Mąż zmarłej kobiety ustalił, że już wcześniej na oddziale chirurgicznym słubickiego szpitala dochodziło do zaniedbań. Potwierdziła to prokuratura, a poznański sąd w grudniu 2021 roku skazał prawomocnie w procesie karnym kilku lekarzy. Wśród nich są też ci, którzy zajmowali się panią Barbarą.
– Byli to trzej lekarze ze szpitala w Słubicach. Narazili pacjentkę na bezpośrednie narażenie życia i zdrowia……. Wielość zdarzeń z postępowaniami prokuratorskimi to sytuacja niepokojąca.
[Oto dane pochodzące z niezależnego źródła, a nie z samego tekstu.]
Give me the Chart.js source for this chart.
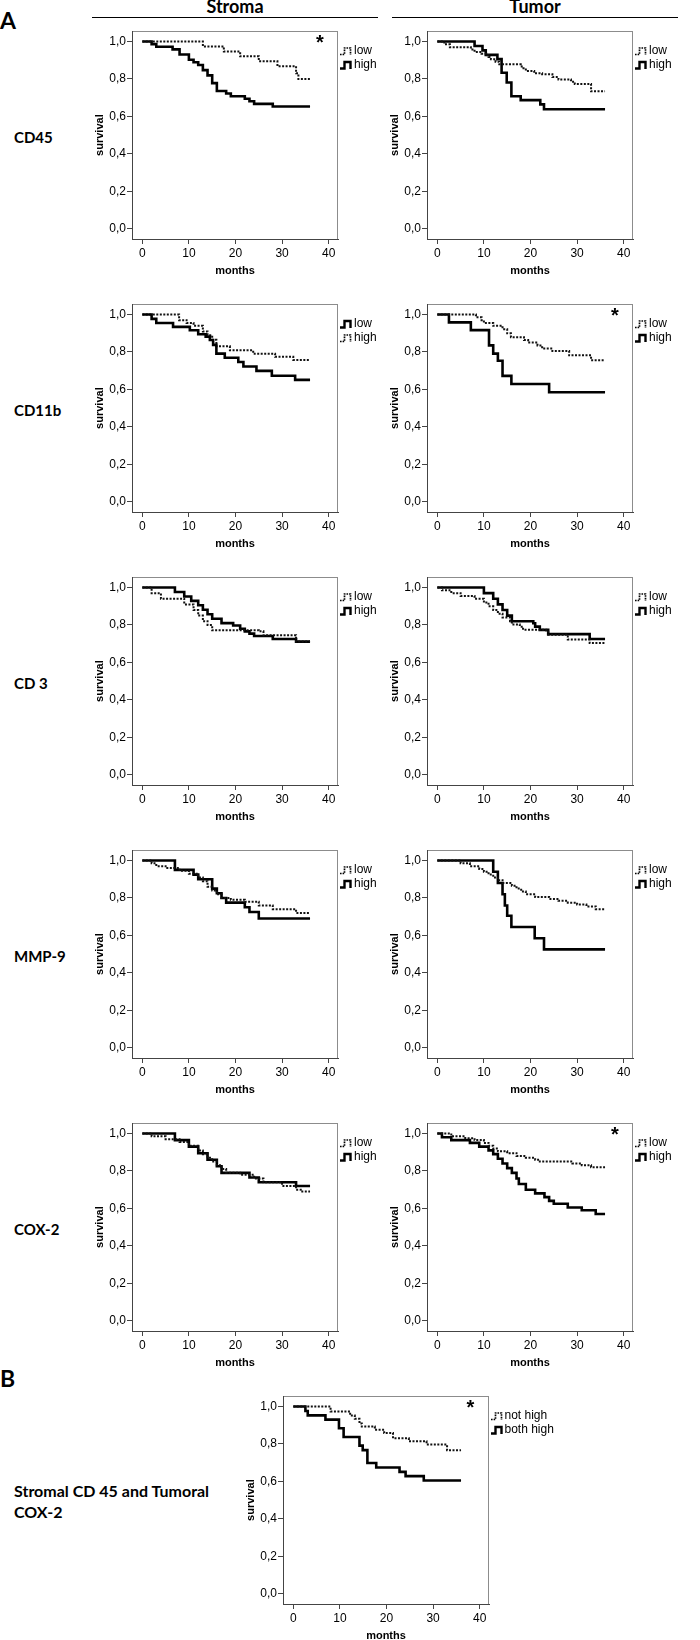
<!DOCTYPE html>
<html lang="en">
<head>
<meta charset="UTF-8">
<title>Survival curves - Stroma / Tumor</title>
<script src="https://cdn.jsdelivr.net/npm/chart.js"></script>
<style>
  body { margin: 0; background: #fff; }
  #page { position: relative; width: 700px; height: 1640px; overflow: hidden; font-family: "Liberation Sans", Arial, sans-serif; color: #000; }
  .abs { position: absolute; white-space: nowrap; }
  .head { font-family: Lato, "Liberation Sans", sans-serif; font-weight: bold; }
  .rule { position: absolute; height: 0; border-top: 1.5px solid #000; }
  .legend { position: absolute; font-size: 12px; line-height: 14px; }
  .legend svg { vertical-align: -2px; }
  .star { position: absolute; font-weight: bold; font-size: 20px; line-height: 20px; }
</style>
</head>
<body>
<div id="page">
  <div class="abs head" style="left:0;top:8px;font-size:23px;line-height:24px;">A</div>
  <div class="abs head" style="left:235px;top:-4px;font-size:18px;line-height:21px;transform:translateX(-50%);">Stroma</div>
  <div class="abs head" style="left:535px;top:-4px;font-size:18px;line-height:21px;transform:translateX(-50%);">Tumor</div>
  <div class="rule" style="left:92px;top:17px;width:286px;"></div>
  <div class="rule" style="left:392px;top:17px;width:286px;"></div>
  <div class="abs head" style="left:0;top:1366px;font-size:23px;line-height:24px;">B</div>
  <div class="abs head" style="left:14px;top:1480px;font-size:16px;line-height:21px;">Stromal CD 45 and Tumoral<br>COX-2</div>
</div>

<script>
// axis ticks
const xTicks = [0, 10, 20, 30, 40];
const yTicks = [0, 0.2, 0.4, 0.6, 0.8, 1.0];
const yTickLabels = ['0,0', '0,2', '0,4', '0,6', '0,8', '1,0'];
const rowLabels = ['CD45', 'CD11b', 'CD 3', 'MMP-9', 'COX-2'];

// Kaplan-Meier steps: [months, survival]
const cd45StromaLow = [[0,1],[13,0.974],[17.5,0.947],[21,0.921],[25,0.895],[29,0.868],[33,0.83],[33.5,0.80],[36,0.80]];
const cd45StromaHigh = [[0,1],[2,0.986],[3,0.972],[6.5,0.958],[8,0.931],[10,0.903],[11,0.889],[12,0.875],[13,0.847],[14,0.819],[15,0.778],[16,0.736],[18,0.722],[19,0.708],[22,0.694],[23,0.681],[24,0.667],[28,0.653],[36,0.653]];
const cd45TumorLow = [[0,1],[1.5,0.985],[2.7,0.97],[7.2,0.958],[8,0.944],[9.5,0.935],[10.5,0.927],[11,0.918],[11.5,0.906],[12.5,0.892],[13.3,0.878],[17.9,0.866],[18.5,0.857],[19,0.843],[20.8,0.83],[22.5,0.825],[24.7,0.81],[26,0.797],[28.7,0.785],[29.5,0.773],[33,0.734],[36,0.734]];
const cd45TumorHigh = [[0,1],[8,0.976],[9.7,0.953],[10.4,0.929],[12.9,0.906],[13.8,0.833],[14.9,0.781],[15.9,0.708],[17.9,0.687],[22.1,0.664],[22.9,0.638],[36,0.638]];

const cd11bStromaLow = [[0,1],[2,0.977],[3,0.955],[6.6,0.934],[10.2,0.916],[12,0.895],[13.6,0.882],[14.5,0.864],[15.2,0.838],[15.9,0.791],[17.7,0.769],[20.6,0.746],[21.7,0.722],[24.5,0.699],[27.8,0.673],[32.8,0.651],[36,0.651]];
const cd11bStromaHigh = [[0,1],[7.9,0.97],[9.5,0.955],[11,0.94],[13,0.91],[14,0.89],[15,0.865],[15.9,0.83],[18.8,0.809],[23.8,0.791],[28.5,0.774],[32.4,0.757],[36,0.757]];
const cd11bTumorLow = [[0,1],[8.3,0.985],[9.5,0.97],[10,0.955],[12,0.94],[14,0.922],[15,0.9],[15.8,0.879],[18.6,0.864],[19.5,0.85],[21.5,0.835],[22.5,0.818],[24.7,0.805],[28.3,0.782],[33,0.756],[36,0.756]];
const cd11bTumorHigh = [[0,1],[2.5,0.958],[7.2,0.917],[11.1,0.835],[12,0.791],[13,0.753],[14,0.672],[15.9,0.629],[24,0.585],[36,0.585]];

const cd3StromaLow = [[0,1],[2,0.97],[4,0.94],[9,0.91],[11,0.88],[12,0.85],[13,0.82],[14,0.80],[15,0.772],[25,0.766],[26,0.745],[33,0.711],[36,0.711]];
const cd3StromaHigh = [[0,1],[7,0.976],[9,0.952],[10.5,0.929],[12,0.905],[13,0.881],[14,0.857],[15,0.833],[17,0.81],[19.5,0.797],[21,0.78],[22,0.766],[23,0.754],[24,0.741],[28,0.725],[33,0.711],[36,0.711]];
const cd3TumorLow = [[0,1],[1,0.985],[3,0.97],[5,0.955],[8,0.94],[10,0.92],[11,0.9],[12,0.88],[13,0.86],[14,0.84],[15.6,0.82],[16,0.803],[17.7,0.791],[18.4,0.774],[23.4,0.77],[23.8,0.748],[27.7,0.739],[28,0.722],[32.7,0.704],[36,0.704]];
const cd3TumorHigh = [[0,1],[10,0.97],[12,0.94],[13,0.91],[14,0.88],[15,0.85],[16,0.82],[20.6,0.809],[21,0.791],[22,0.774],[23.8,0.751],[32.7,0.725],[36,0.725]];

const mmp9StromaLow = [[0,1],[2,0.985],[3,0.97],[5,0.96],[8,0.945],[10,0.93],[12,0.91],[13,0.89],[14,0.86],[15,0.84],[16,0.82],[17,0.8],[19,0.79],[22,0.78],[25,0.76],[28,0.74],[33,0.72],[36,0.72]];
const mmp9StromaHigh = [[0,1],[7,0.95],[11,0.925],[12,0.9],[15,0.85],[16,0.825],[17,0.8],[18,0.775],[22,0.75],[23,0.725],[25,0.69],[36,0.69]];
const mmp9TumorLow = [[0,1],[5,0.985],[7,0.97],[9,0.955],[10,0.94],[11,0.925],[12,0.91],[13,0.895],[14,0.88],[16,0.865],[17,0.85],[18,0.835],[19,0.82],[21,0.805],[24,0.795],[26,0.785],[28,0.775],[30,0.765],[32,0.755],[34,0.74],[36,0.74]];
const mmp9TumorHigh = [[0,1],[12,0.94],[13,0.88],[14,0.82],[14.5,0.76],[15,0.705],[15.9,0.645],[20.9,0.585],[22.9,0.525],[36,0.525]];

const cox2StromaLow = [[0,1],[2,0.985],[5,0.97],[8,0.955],[10,0.935],[12,0.91],[13,0.89],[14,0.87],[15,0.85],[16,0.83],[17,0.81],[18,0.79],[21,0.78],[24,0.76],[26,0.74],[30,0.72],[33,0.70],[34,0.69],[36,0.69]];
const cox2StromaHigh = [[0,1],[7,0.965],[10,0.93],[12,0.895],[14,0.86],[16,0.825],[17,0.79],[23,0.765],[25,0.74],[33,0.72],[36,0.72]];
const cox2TumorLow = [[0,1],[3,0.985],[6,0.975],[8,0.965],[10,0.95],[11,0.935],[12,0.92],[13,0.905],[15,0.895],[17,0.88],[19,0.87],[21,0.86],[22,0.85],[29,0.84],[31,0.83],[33,0.82],[36,0.82]];
const cox2TumorHigh = [[0,1],[1,0.98],[3,0.965],[7,0.95],[9,0.93],[11,0.91],[12,0.89],[13,0.865],[14,0.84],[15,0.815],[16,0.79],[17,0.76],[17.5,0.73],[19,0.70],[21,0.68],[23,0.66],[24,0.64],[25,0.625],[28,0.605],[31,0.59],[34,0.57],[36,0.57]];

const comboNotHigh = [[0,1],[8,0.974],[12.2,0.952],[13.2,0.935],[14.2,0.91],[14.7,0.893],[17.5,0.876],[19.5,0.858],[21.4,0.83],[24.8,0.814],[28.6,0.797],[33,0.766],[36,0.766]];
const comboBothHigh = [[0,1],[2.6,0.976],[3.1,0.953],[6.9,0.93],[9.8,0.884],[10.8,0.837],[14.2,0.791],[14.9,0.767],[15.9,0.698],[17.8,0.674],[22.8,0.651],[24.1,0.628],[28,0.605],[36,0.605]];

// layout
const BOX_W = 206, BOX_H = 211, ROW_STEP = 273, FIRST_TOP = 28;
const AXIS_L = 45, AXIS_B = 45, PAD = 5;
const colLeft = { S: 132, T: 427, B: 282.5 };
const X_MIN = -2.21, X_MAX = 42.0, Y_MIN = -0.0553, Y_MAX = 1.0553;
const FONT = '"Liberation Sans", Arial, sans-serif';

const panels = [
  { col: 'S', row: 0, star: true,  series: [['low', cd45StromaLow, false], ['high', cd45StromaHigh, true]] },
  { col: 'T', row: 0, star: false, series: [['low', cd45TumorLow, false], ['high', cd45TumorHigh, true]] },
  { col: 'S', row: 1, star: false, series: [['low', cd11bStromaLow, true], ['high', cd11bStromaHigh, false]] },
  { col: 'T', row: 1, star: true,  series: [['low', cd11bTumorLow, false], ['high', cd11bTumorHigh, true]] },
  { col: 'S', row: 2, star: false, series: [['low', cd3StromaLow, false], ['high', cd3StromaHigh, true]] },
  { col: 'T', row: 2, star: false, series: [['low', cd3TumorLow, false], ['high', cd3TumorHigh, true]] },
  { col: 'S', row: 3, star: false, series: [['low', mmp9StromaLow, false], ['high', mmp9StromaHigh, true]] },
  { col: 'T', row: 3, star: false, series: [['low', mmp9TumorLow, false], ['high', mmp9TumorHigh, true]] },
  { col: 'S', row: 4, star: false, series: [['low', cox2StromaLow, false], ['high', cox2StromaHigh, true]] },
  { col: 'T', row: 4, star: true,  series: [['low', cox2TumorLow, false], ['high', cox2TumorHigh, true]] },
  { col: 'B', row: 5, star: true,  series: [['not high', comboNotHigh, false], ['both high', comboBothHigh, true]] }
];

const page = document.getElementById('page');

// row labels
rowLabels.forEach((txt, i) => {
  const d = document.createElement('div');
  d.className = 'abs head';
  d.style.cssText = 'left:14px;font-size:15px;line-height:18px;top:' + (128 + ROW_STEP * i) + 'px;';
  d.textContent = txt;
  page.appendChild(d);
});

// grey frame round the plot area
const framePlugin = {
  id: 'frame',
  beforeDraw(chart) {
    const a = chart.chartArea, ctx = chart.ctx;
    ctx.save();
    ctx.strokeStyle = '#8c8c8c';
    ctx.lineWidth = 1;
    ctx.strokeRect(Math.round(a.left) + 0.5, Math.round(a.top) + 0.5, Math.round(a.right - a.left) - 1, Math.round(a.bottom - a.top));
    ctx.restore();
  }
};

function markerSvg(solid) {
  const dash = solid ? '' : ' stroke-dasharray="1.6 1"';
  const w = solid ? 2.4 : 1.7;
  return '<svg width="14" height="10" viewBox="0 0 14 10"><path d="M0 8.5 H4.5 V2 H10.5 V9" fill="none" stroke="#000" stroke-width="' + w + '"' + dash + '/></svg>';
}

function drawPanel(p) {
  const left = colLeft[p.col];
  const top = FIRST_TOP + ROW_STEP * p.row;
  const W = AXIS_L + BOX_W + PAD, H = PAD + BOX_H + AXIS_B;

  const wrap = document.createElement('div');
  wrap.className = 'abs';
  wrap.style.left = (left - AXIS_L) + 'px';
  wrap.style.top = (top - PAD) + 'px';
  const cv = document.createElement('canvas');
  cv.width = W; cv.height = H;
  cv.style.width = W + 'px'; cv.style.height = H + 'px';
  wrap.appendChild(cv);
  page.appendChild(wrap);

  const datasets = p.series.map(([label, pts, solid]) => ({
    label: label,
    data: pts.map(([x, y]) => ({ x: x, y: y })),
    stepped: true,
    borderColor: solid ? '#000' : '#111',
    borderWidth: solid ? 2.6 : 2,
    borderDash: solid ? [] : [2, 1.5],
    pointRadius: 0,
    fill: false
  }));

  new Chart(cv, {
    type: 'line',
    data: { datasets: datasets },
    options: {
      responsive: false,
      animation: false,
      devicePixelRatio: 1,
      layout: { padding: { left: 0, top: PAD, right: PAD, bottom: 0 } },
      plugins: { legend: { display: false }, tooltip: { enabled: false } },
      scales: {
        x: {
          type: 'linear', min: X_MIN, max: X_MAX,
          afterBuildTicks: axis => { axis.ticks = xTicks.map(v => ({ value: v })); },
          afterFit: axis => { axis.height = AXIS_B; },
          grid: { drawOnChartArea: false, drawTicks: true, tickLength: 5, color: '#444' },
          border: { display: true, color: '#444', width: 1 },
          ticks: { color: '#000', font: { size: 12, family: FONT }, padding: 2, maxRotation: 0, autoSkip: false,
                   callback: (v, i) => String(xTicks[i]) },
          title: { display: true, text: 'months', color: '#000', font: { size: 11, weight: 'bold', family: FONT }, padding: { top: 0, bottom: 6 } }
        },
        y: {
          type: 'linear', min: Y_MIN, max: Y_MAX,
          afterBuildTicks: axis => { axis.ticks = yTicks.map(v => ({ value: v })); },
          afterFit: axis => { axis.width = AXIS_L; },
          grid: { drawOnChartArea: false, drawTicks: true, tickLength: 5, color: '#444' },
          border: { display: true, color: '#444', width: 1 },
          ticks: { color: '#000', font: { size: 12, family: FONT }, padding: 1, autoSkip: false,
                   callback: (v, i) => yTickLabels[i] },
          title: { display: true, text: 'survival', color: '#000', font: { size: 11, weight: 'bold', family: FONT }, padding: { top: 6, bottom: 0 } }
        }
      }
    },
    plugins: [framePlugin]
  });

  // legend
  const right = left + BOX_W;
  p.series.forEach(([label, pts, solid], k) => {
    const lg = document.createElement('div');
    lg.className = 'legend';
    lg.style.left = (right + 2) + 'px';
    lg.style.top = (top + 15 + 14 * k) + 'px';
    lg.innerHTML = markerSvg(solid) + '<span>' + label + '</span>';
    page.appendChild(lg);
  });

  if (p.star) {
    const s = document.createElement('div');
    s.className = 'star';
    s.style.left = (right - 22) + 'px';
    s.style.top = (top + 4) + 'px';
    s.textContent = '*';
    page.appendChild(s);
  }
}

panels.forEach(drawPanel);
</script>
</body>
</html>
W sytuacji kiedy dochodzą takie sygnały do organów założycielskich, starosta, powiat powinien wdrożyć działania kontrolne – uważa prawnik Anna Wichlińska.
– Mogę potwierdzić, że biegli stwierdzili nieprawidłowości w leczeniu tej pacjentki przez okres hospitalizacji w Słubicach – informuje Mariola Wojciechowska-Grześkowiak z Prokuratury Okręgowej w Gorzowie Wielkopolskim.
– Jeżeli zdarzyły się sytuacje wcześniejsze, zwłaszcza karne za nienależytą opiekę, błąd medyczny, to tym bardziej należałoby na zgłaszane przez pacjenta dolegliwości zareagować – zaznacza adwokat Anna Wichlińska.
– Mam pretensje do szpitala. Żona uskarżała się, że boli, opuchnięta była i zero reakcji – podsumowuje Jan Mazurek, mąż zmarłej pani Barbary.